* **Given task**
Pull out every line below that contains the word "this".
## BEGIN Data for processing
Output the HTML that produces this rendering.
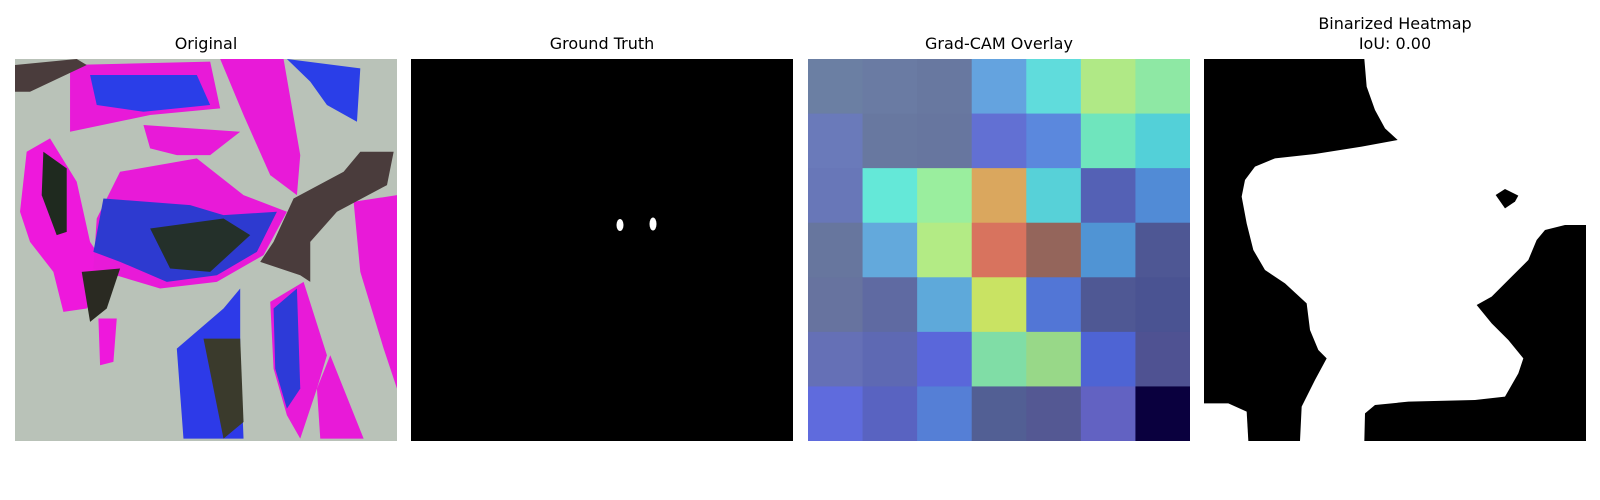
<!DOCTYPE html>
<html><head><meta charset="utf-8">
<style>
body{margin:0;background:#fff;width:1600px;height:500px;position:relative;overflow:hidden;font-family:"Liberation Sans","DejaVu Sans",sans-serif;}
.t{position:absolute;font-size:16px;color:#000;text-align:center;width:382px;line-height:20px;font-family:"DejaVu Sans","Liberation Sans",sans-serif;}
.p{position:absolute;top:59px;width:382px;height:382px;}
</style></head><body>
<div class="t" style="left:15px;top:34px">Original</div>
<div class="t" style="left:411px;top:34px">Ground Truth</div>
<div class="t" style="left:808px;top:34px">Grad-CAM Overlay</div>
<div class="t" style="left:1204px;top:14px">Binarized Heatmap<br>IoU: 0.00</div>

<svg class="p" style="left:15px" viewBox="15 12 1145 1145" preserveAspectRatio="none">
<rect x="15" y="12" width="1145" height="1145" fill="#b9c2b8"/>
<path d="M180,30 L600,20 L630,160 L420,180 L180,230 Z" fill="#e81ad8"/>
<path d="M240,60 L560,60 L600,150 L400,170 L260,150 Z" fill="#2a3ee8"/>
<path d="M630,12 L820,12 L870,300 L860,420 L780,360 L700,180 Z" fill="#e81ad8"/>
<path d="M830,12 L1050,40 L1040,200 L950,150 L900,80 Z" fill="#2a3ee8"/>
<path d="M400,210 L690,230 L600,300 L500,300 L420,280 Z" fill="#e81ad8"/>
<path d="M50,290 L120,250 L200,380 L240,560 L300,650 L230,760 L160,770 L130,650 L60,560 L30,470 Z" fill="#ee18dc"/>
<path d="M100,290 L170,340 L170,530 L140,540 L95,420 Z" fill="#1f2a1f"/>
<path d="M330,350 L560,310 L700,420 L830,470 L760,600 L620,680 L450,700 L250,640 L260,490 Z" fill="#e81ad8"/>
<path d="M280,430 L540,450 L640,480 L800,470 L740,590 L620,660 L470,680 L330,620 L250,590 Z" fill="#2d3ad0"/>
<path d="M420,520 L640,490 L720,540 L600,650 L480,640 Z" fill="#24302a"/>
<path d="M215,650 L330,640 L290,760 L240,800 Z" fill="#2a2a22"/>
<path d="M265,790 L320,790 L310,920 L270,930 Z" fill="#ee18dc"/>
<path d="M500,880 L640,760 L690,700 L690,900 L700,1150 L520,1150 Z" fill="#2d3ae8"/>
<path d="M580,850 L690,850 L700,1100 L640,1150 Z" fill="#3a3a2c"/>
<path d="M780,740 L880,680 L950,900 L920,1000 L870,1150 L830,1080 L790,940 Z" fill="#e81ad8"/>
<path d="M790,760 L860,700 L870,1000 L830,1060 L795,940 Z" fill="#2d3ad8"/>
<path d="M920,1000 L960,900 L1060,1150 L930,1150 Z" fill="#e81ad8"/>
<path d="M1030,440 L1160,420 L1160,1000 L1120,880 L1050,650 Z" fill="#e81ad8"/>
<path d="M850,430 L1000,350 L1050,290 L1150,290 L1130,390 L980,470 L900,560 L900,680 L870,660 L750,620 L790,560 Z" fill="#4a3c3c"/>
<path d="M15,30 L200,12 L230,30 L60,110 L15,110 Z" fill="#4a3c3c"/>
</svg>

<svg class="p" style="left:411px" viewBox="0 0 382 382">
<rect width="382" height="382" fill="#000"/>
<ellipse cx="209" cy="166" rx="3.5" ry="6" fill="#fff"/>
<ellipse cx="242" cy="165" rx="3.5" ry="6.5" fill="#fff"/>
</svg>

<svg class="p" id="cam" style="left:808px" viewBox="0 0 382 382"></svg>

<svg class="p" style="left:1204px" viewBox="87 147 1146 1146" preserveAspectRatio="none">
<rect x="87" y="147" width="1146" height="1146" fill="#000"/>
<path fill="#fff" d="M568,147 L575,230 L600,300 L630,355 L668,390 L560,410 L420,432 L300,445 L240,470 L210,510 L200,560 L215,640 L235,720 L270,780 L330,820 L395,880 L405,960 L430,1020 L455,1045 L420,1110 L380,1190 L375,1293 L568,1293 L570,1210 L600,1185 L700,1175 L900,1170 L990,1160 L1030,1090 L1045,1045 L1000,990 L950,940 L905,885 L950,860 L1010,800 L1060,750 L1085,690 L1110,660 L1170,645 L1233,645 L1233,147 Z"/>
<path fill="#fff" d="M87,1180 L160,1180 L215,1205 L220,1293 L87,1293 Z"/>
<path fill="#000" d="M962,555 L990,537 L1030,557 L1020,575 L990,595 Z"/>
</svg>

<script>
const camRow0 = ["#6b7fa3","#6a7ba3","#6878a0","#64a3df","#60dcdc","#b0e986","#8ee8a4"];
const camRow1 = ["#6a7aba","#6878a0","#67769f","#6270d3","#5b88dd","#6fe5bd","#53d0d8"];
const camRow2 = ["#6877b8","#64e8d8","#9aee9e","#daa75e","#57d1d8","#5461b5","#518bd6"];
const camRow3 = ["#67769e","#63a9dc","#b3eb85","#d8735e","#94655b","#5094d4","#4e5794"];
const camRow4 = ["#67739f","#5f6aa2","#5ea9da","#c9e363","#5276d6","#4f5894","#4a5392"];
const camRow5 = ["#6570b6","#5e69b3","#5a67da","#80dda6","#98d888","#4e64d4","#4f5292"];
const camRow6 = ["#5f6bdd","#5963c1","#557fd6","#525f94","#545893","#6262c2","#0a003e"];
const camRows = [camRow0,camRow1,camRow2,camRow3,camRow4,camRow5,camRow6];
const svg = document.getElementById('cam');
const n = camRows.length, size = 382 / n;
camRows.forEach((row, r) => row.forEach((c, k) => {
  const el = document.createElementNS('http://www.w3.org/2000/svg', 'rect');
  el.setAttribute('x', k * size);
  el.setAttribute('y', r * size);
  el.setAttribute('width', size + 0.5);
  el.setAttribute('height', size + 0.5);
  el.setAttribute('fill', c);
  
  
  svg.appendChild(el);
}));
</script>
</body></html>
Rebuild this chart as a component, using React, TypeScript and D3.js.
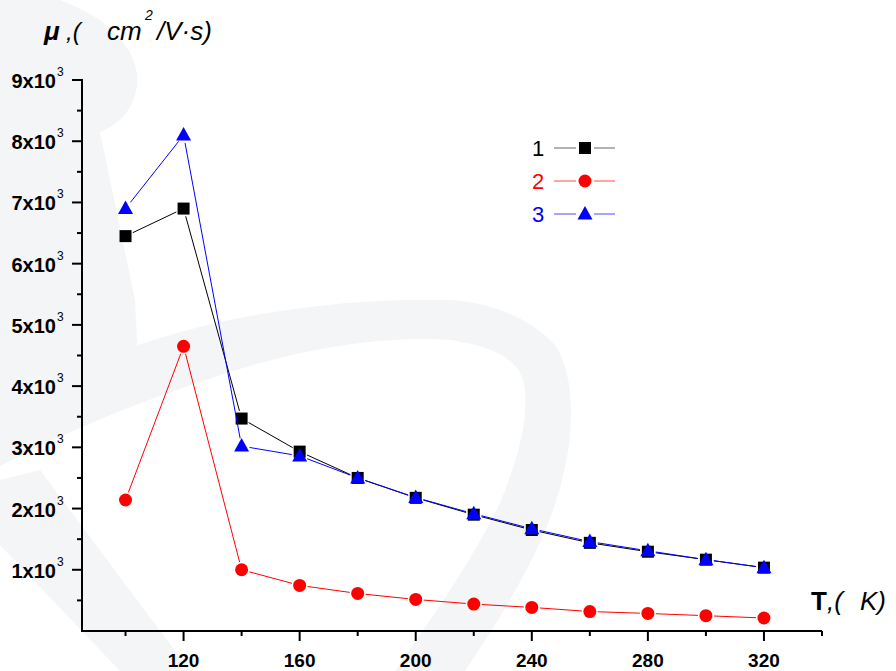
## END Data for processing
* **Complete output**
Output the HTML that produces this rendering.
Rebuild this chart as a component, using React, TypeScript and D3.js.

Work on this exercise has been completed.